I followed yesterday’s iPad announcement with a good amount of excitement. Anyone who knows me will tag me as a bit of a gadget head, so maybe it has just been too long since I’ve gotten myself a new toy. Regardless, my personal expectations for the day were mixed, but I always do hold out some hope for a surprise announcement or game-changing feature from Apple. Sadly, yesterday produced neither of these things. We got roughly what was expected (a tablet modeled after a large iPod touch) and no game-changing features were announced.
There are still many positive elements to this device. For example, I am hopeful that gaming on the iPad takes a control approach totally different from the iPhone/iPod. But, this will take time and sufficient hardware saturation to make the investment in iPad-specific games worthwhile. For me, load the thing up with a solid Photoshop alternative and I’m nearly sold on the thing as an on-the-go photo editing studio! These are my two areas of interest in the device, primarily media/entertainment consumption/editing, and these will likely be the reasons that lead me to purchase one (if I do so – probably 2nd gen).

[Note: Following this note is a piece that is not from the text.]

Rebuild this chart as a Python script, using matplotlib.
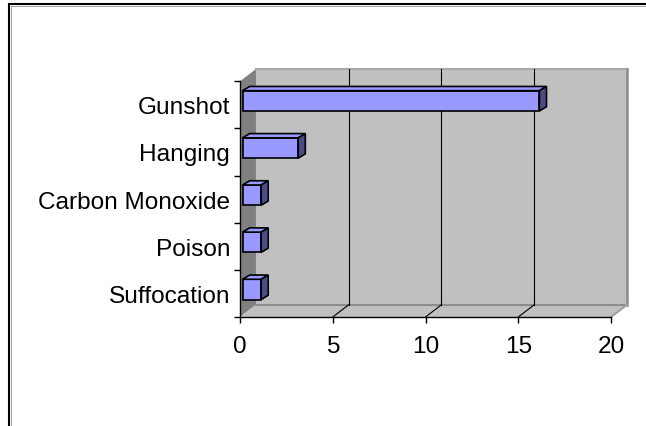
"""
Horizontal 3-D style bar chart (Excel look): causes of death counts
"""

import matplotlib
import numpy as np
from matplotlib import pyplot as plt
from matplotlib.lines import Line2D
from matplotlib.patches import Polygon, Rectangle

matplotlib.use("Agg")

categories = ['Gunshot', 'Hanging', 'Carbon Monoxide', 'Poison', 'Suffocation']
counts = [16, 3, 1, 1, 1]
x_ticks = [0, 5, 10, 15, 20]
x_max = 20

# fake 3-D depth, in data units
WALL_DX, WALL_DY = 0.86, 0.26
BAR_X0, BAR_Y0 = 0.14, 0.085
BAR_DX, BAR_DY = 0.38, 0.09
BAR_H = 0.43

BAR_FRONT = '#9999FF'
BAR_SIDE = '#4D4D85'


def plot_chart():
    plt.rcParams['font.family'] = ['Liberation Sans', 'DejaVu Sans']
    fs = 17.6

    fig = plt.figure(figsize=(6.46, 4.27), dpi=100)
    ax = fig.add_axes([240 / 646, 109 / 427, 387 / 646, 248 / 427])
    ax.set_facecolor('none')

    n = len(categories)
    ypos = n - 0.5 - np.arange(n)

    # walls and floor
    ax.add_patch(Rectangle((WALL_DX, WALL_DY), x_max, n, fc='#C0C0C0', ec='none', zorder=0))
    ax.add_patch(Polygon([(0, 0), (WALL_DX, WALL_DY), (WALL_DX, n + WALL_DY), (0, n)],
                         closed=True, fc='#808080', ec='none', zorder=0))
    ax.add_patch(Polygon([(0, 0), (x_max, 0), (x_max + WALL_DX, WALL_DY), (WALL_DX, WALL_DY)],
                         closed=True, fc='#C0C0C0', ec='none', zorder=0))
    ax.plot([WALL_DX, x_max + WALL_DX], [n + WALL_DY, n + WALL_DY], color='#A8A8A8', lw=1.5,
            clip_on=False, zorder=1)
    ax.plot([x_max + WALL_DX, x_max + WALL_DX], [WALL_DY, n + WALL_DY], color='#8C8C8C', lw=1.8,
            clip_on=False, zorder=1)
    ax.plot([WALL_DX, x_max + WALL_DX], [WALL_DY, WALL_DY], color='#8C8C8C', lw=1.5,
            clip_on=False, zorder=1)
    ax.plot([x_max, x_max + WALL_DX], [0, WALL_DY], color='#A0A0A0', lw=1.5,
            clip_on=False, zorder=1)

    # gridlines on back wall + floor
    for t in x_ticks[1:-1]:
        ax.plot([t + WALL_DX, t + WALL_DX], [WALL_DY, n + WALL_DY], color='black', lw=0.8, zorder=1)
        ax.plot([t, t + WALL_DX], [0, WALL_DY], color='black', lw=0.8, zorder=1)

    # bars: front face, then top and side faces
    ax.barh(ypos + BAR_Y0, counts, left=BAR_X0, height=BAR_H, color=BAR_FRONT,
            edgecolor='black', linewidth=1.2, zorder=3)
    for y, v in zip(ypos, counts):
        y_bot = y + BAR_Y0 - BAR_H / 2
        y_top = y + BAR_Y0 + BAR_H / 2
        x0 = BAR_X0
        x1 = BAR_X0 + v
        top = [(x0, y_top), (x1, y_top), (x1 + BAR_DX, y_top + BAR_DY), (x0 + BAR_DX, y_top + BAR_DY)]
        side = [(x1, y_bot), (x1, y_top), (x1 + BAR_DX, y_top + BAR_DY), (x1 + BAR_DX, y_bot + BAR_DY)]
        ax.add_patch(Polygon(top, closed=True, fc=BAR_FRONT, ec='black', lw=1.2, zorder=3))
        ax.add_patch(Polygon(side, closed=True, fc=BAR_SIDE, ec='black', lw=1.2, zorder=3))

    ax.set_xlim(0, x_max + WALL_DX)
    ax.set_ylim(0, n + WALL_DY)

    ax.spines['top'].set_visible(False)
    ax.spines['right'].set_visible(False)
    ax.spines['left'].set_bounds(0, n)
    ax.spines['bottom'].set_bounds(0, x_max)
    for s in ('left', 'bottom'):
        ax.spines[s].set_linewidth(1.0)
        ax.spines[s].set_zorder(4)

    ax.set_xticks(x_ticks)
    ax.set_xticklabels([str(t) for t in x_ticks])
    ax.tick_params(axis='x', length=4, width=1, pad=9, labelsize=fs)
    ax.set_yticks(np.arange(n + 1))
    ax.set_yticklabels([])
    ax.set_yticks(ypos, minor=True)
    ax.set_yticklabels(categories, minor=True)
    ax.tick_params(axis='y', which='major', length=4, width=1)
    ax.tick_params(axis='y', which='minor', length=0, pad=7.2, labelsize=fs)

    # chart area border (only left/top visible in the crop)
    fig.add_artist(Line2D([9 / 646, 9 / 646], [0, 1 - 5 / 427], color='black', lw=1.5))
    fig.add_artist(Line2D([9 / 646, 1], [1 - 5 / 427, 1 - 5 / 427], color='black', lw=1.5))
    fig.add_artist(Line2D([10.7 / 646, 10.7 / 646], [0, 1 - 6.7 / 427], color='#A0A0A0', lw=0.7))
    fig.add_artist(Line2D([10.7 / 646, 1], [1 - 6.7 / 427, 1 - 6.7 / 427], color='#A0A0A0', lw=0.7))

    fig.savefig('out.png', dpi=100, facecolor='white')


if __name__ == "__main__":
    plot_chart()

However, it is just that entertainment angle that also leaves me so, so sorely disappointed with Apple. The lack of Flash compatibility is a major roadblock to enjoying video content online ON ANY DEVICE. This is true of my 1st gen. Macbook Air (seriously great aside from Flash), just like it is for my iPhone, just like many netbooks, a class of device that Steve even called out by name yesterday but cannot top with his own device! Not having solid Flash support hurts. Flash would allow an iPad to access all the many thousands of online video channels that already exist. Flash is what plugs a user into online video these days, period. Changing this is good, but today it is how it is.
And here’s what so many of us have forgotten about Apple, as both a hardware device maker and a content distributor they will do all they can to keep us beholden to the iTunes experience. For as many technical problems that the lack of Flash may present (i’ll leave it to the more informed to specifically value these), the true keystone decision here is include flash and sell more hardware, or close out flash and sell more on iTunes. Over the long-term, I genuinely don’t know which is best for Apple, but I very clearly know what I want.
What would have been an amazing complement to an iPad would be iTunes Video subscriptions. Imagine paying Apple $30/month for unlimited streaming to one device and a handful of movie rentals. Apple fanboys always have more than just one device, so charge them more to support more. This all I could eat streaming to a tablet screen makes sense, and if I were Apple this is where I would push over the long-run. But, today is different. Adding more codec support and flash support would liberate the iPad from Apple’s shackles and make clear to many users the actual value of this new type of entertainment device. It was a mistake to highlight iWork, as touch typing in one’s lap is still an Achilles’ heel.